Figure scripts
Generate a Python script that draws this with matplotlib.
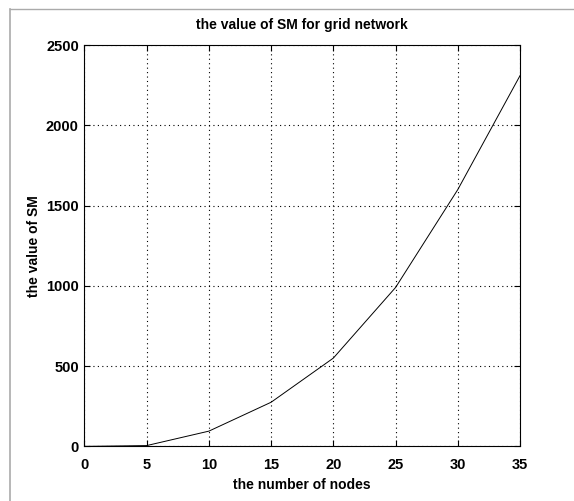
import matplotlib.pyplot as plt
from matplotlib.lines import Line2D

plt.rcParams['font.family'] = ['Liberation Sans', 'DejaVu Sans']

# values
nodes = [0, 5, 10, 15, 20, 25, 30, 35]
sm_values = [0, 5, 95, 275, 550, 990, 1600, 2310]
x_ticks = [0, 5, 10, 15, 20, 25, 30, 35]
y_ticks = [0, 500, 1000, 1500, 2000, 2500]

fig = plt.figure(figsize=(5.74, 5.01), dpi=100)
ax = fig.add_axes([0.147, 0.109, 0.759, 0.801])

ax.plot(nodes, sm_values, color='black', linewidth=0.7)

ax.set_xlim(0, 35)
ax.set_ylim(0, 2500)
ax.set_xticks(x_ticks)
ax.set_yticks(y_ticks)
ax.grid(True, linestyle=(0, (1, 3)), color='black', linewidth=0.8)
ax.tick_params(direction='in', top=True, right=True, length=4, labelsize=10.5)
ax.tick_params(axis='x', pad=8)
ax.tick_params(axis='y', pad=4)
for lab in ax.get_xticklabels() + ax.get_yticklabels():
    lab.set_fontweight('bold')
for s in ax.spines.values():
    s.set_linewidth(0.8)

ax.set_title("the value of SM for grid network", fontsize=10, fontweight='bold', pad=11.5)
ax.set_xlabel("the number of nodes", fontsize=10, fontweight='bold', labelpad=5)
ax.set_ylabel("the value of SM", fontsize=10, fontweight='bold', labelpad=3.5)

# faint scan frame on the left and top
fig.add_artist(Line2D([0.018, 0.018], [0.0, 0.982], color='#aaaaaa', linewidth=1.2))
fig.add_artist(Line2D([0.018, 1.0], [0.982, 0.982], color='#aaaaaa', linewidth=1.0))

fig.savefig('out.png', dpi=100)
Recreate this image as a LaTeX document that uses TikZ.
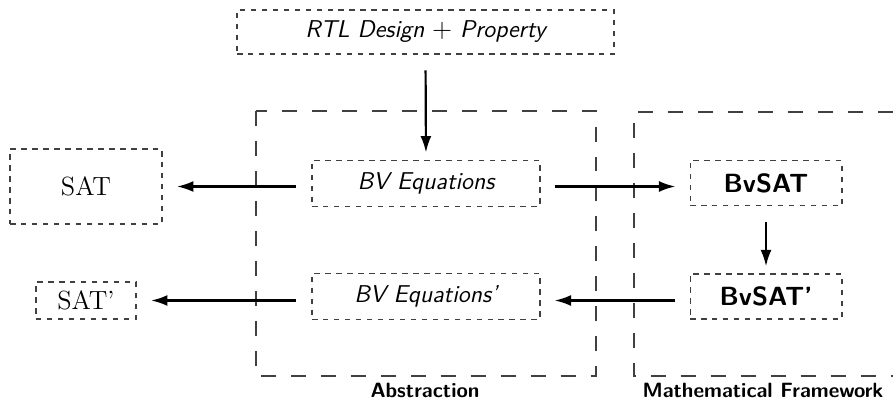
\documentclass[tikz,border=0pt]{standalone}
\usepackage{fontspec}
\usetikzlibrary{arrows.meta}
\begin{document}
\begin{tikzpicture}[x=0.547pt,y=-0.547pt,
  box/.style={draw=black!75, dashed, line width=0.6pt, inner sep=0pt},
  region/.style={draw=black!75, line width=0.6pt, dash pattern=on 8.2pt off 8.2pt},
  eqtext/.style={font=\fontsize{13.3}{15}\selectfont\sffamily\itshape},
  flow/.style={-{Latex[length=9pt,width=6pt]}, line width=1.2pt},
  tag/.style={font=\fontsize{11.3}{13}\selectfont\sffamily\bfseries, anchor=base}]
\useasboundingbox (0,0) rectangle (893,414);

% the two framed regions
\draw[region] (256,111) rectangle (596,376);
\draw[region] (893,112) -- (634,112) -- (634,376) -- (893,376);

% input
\node[box, eqtext, minimum width=206.2pt, minimum height=24.1pt]
  (rtl) at (425.5,32) {RTL Design $+$ Property};

% abstraction layer
\node[box, eqtext, minimum width=124.7pt, minimum height=24.9pt]
  (bv) at (426,183.3) {BV Equations};
\node[box, eqtext, minimum width=124.7pt, minimum height=24.9pt]
  (bvp) at (426,296.3) {BV Equations'};

% mathematical framework
\node[box, minimum width=83.1pt, minimum height=24.6pt, font=\Large\sffamily\bfseries]
  (bvsat) at (766,183.3) {BvSAT};
\node[box, minimum width=83.1pt, minimum height=24.6pt, font=\Large\sffamily\bfseries]
  (bvsatp) at (766,296.5) {BvSAT'};

% plain SAT encodings
\node[box, minimum width=83.1pt, minimum height=41pt, font=\Large]
  (sat) at (86,186.5) {SAT};
\node[box, minimum width=54.7pt, minimum height=20.2pt, font=\Large]
  (satp) at (86,300.5) {SAT'};

% connectors
\draw[flow, shorten <=8.7pt, shorten >=4.1pt] (rtl.south) -- (bv.north);
\draw[flow, shorten <=8.2pt, shorten >=7.9pt] (bv.west |- sat.east) -- (sat.east);
\draw[flow, shorten <=7.7pt, shorten >=7.7pt] (bv.east |- sat.east) -- (bvsat.west |- sat.east);
\draw[flow, shorten <=8.7pt, shorten >=3.9pt] (bvsat.south) -- (bvsatp.north);
\draw[flow, shorten <=7.7pt, shorten >=7.7pt] (bvsatp.west |- satp.east) -- (bvp.east |- satp.east);
\draw[flow, shorten <=8.2pt, shorten >=7.9pt] (bvp.west |- satp.east) -- (satp.east);

% region captions
\node[tag] (abs) at (425,397) {Abstraction};
\node[tag] (math) at (763,397) {Mathematical Framework};
\end{tikzpicture}
\end{document}
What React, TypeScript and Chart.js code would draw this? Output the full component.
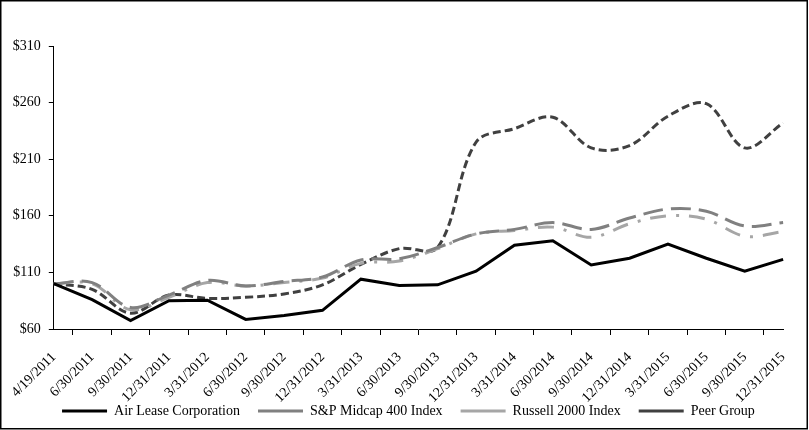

» What is required
Copy the records above exactly, from the first line through the line containing "fig.savefig('out.png', dpi=100)", and leave out the pictures.

» Written reply
Generate a Python script that draws this with matplotlib.
import matplotlib.pyplot as plt
from matplotlib.lines import Line2D

plt.rcParams['font.family'] = ['Liberation Sans', 'DejaVu Sans']

# values
nodes = [0, 5, 10, 15, 20, 25, 30, 35]
sm_values = [0, 5, 95, 275, 550, 990, 1600, 2310]
x_ticks = [0, 5, 10, 15, 20, 25, 30, 35]
y_ticks = [0, 500, 1000, 1500, 2000, 2500]

fig = plt.figure(figsize=(5.74, 5.01), dpi=100)
ax = fig.add_axes([0.147, 0.109, 0.759, 0.801])

ax.plot(nodes, sm_values, color='black', linewidth=0.7)

ax.set_xlim(0, 35)
ax.set_ylim(0, 2500)
ax.set_xticks(x_ticks)
ax.set_yticks(y_ticks)
ax.grid(True, linestyle=(0, (1, 3)), color='black', linewidth=0.8)
ax.tick_params(direction='in', top=True, right=True, length=4, labelsize=10.5)
ax.tick_params(axis='x', pad=8)
ax.tick_params(axis='y', pad=4)
for lab in ax.get_xticklabels() + ax.get_yticklabels():
    lab.set_fontweight('bold')
for s in ax.spines.values():
    s.set_linewidth(0.8)

ax.set_title("the value of SM for grid network", fontsize=10, fontweight='bold', pad=11.5)
ax.set_xlabel("the number of nodes", fontsize=10, fontweight='bold', labelpad=5)
ax.set_ylabel("the value of SM", fontsize=10, fontweight='bold', labelpad=3.5)

# faint scan frame on the left and top
fig.add_artist(Line2D([0.018, 0.018], [0.0, 0.982], color='#aaaaaa', linewidth=1.2))
fig.add_artist(Line2D([0.018, 1.0], [0.982, 0.982], color='#aaaaaa', linewidth=1.0))

fig.savefig('out.png', dpi=100)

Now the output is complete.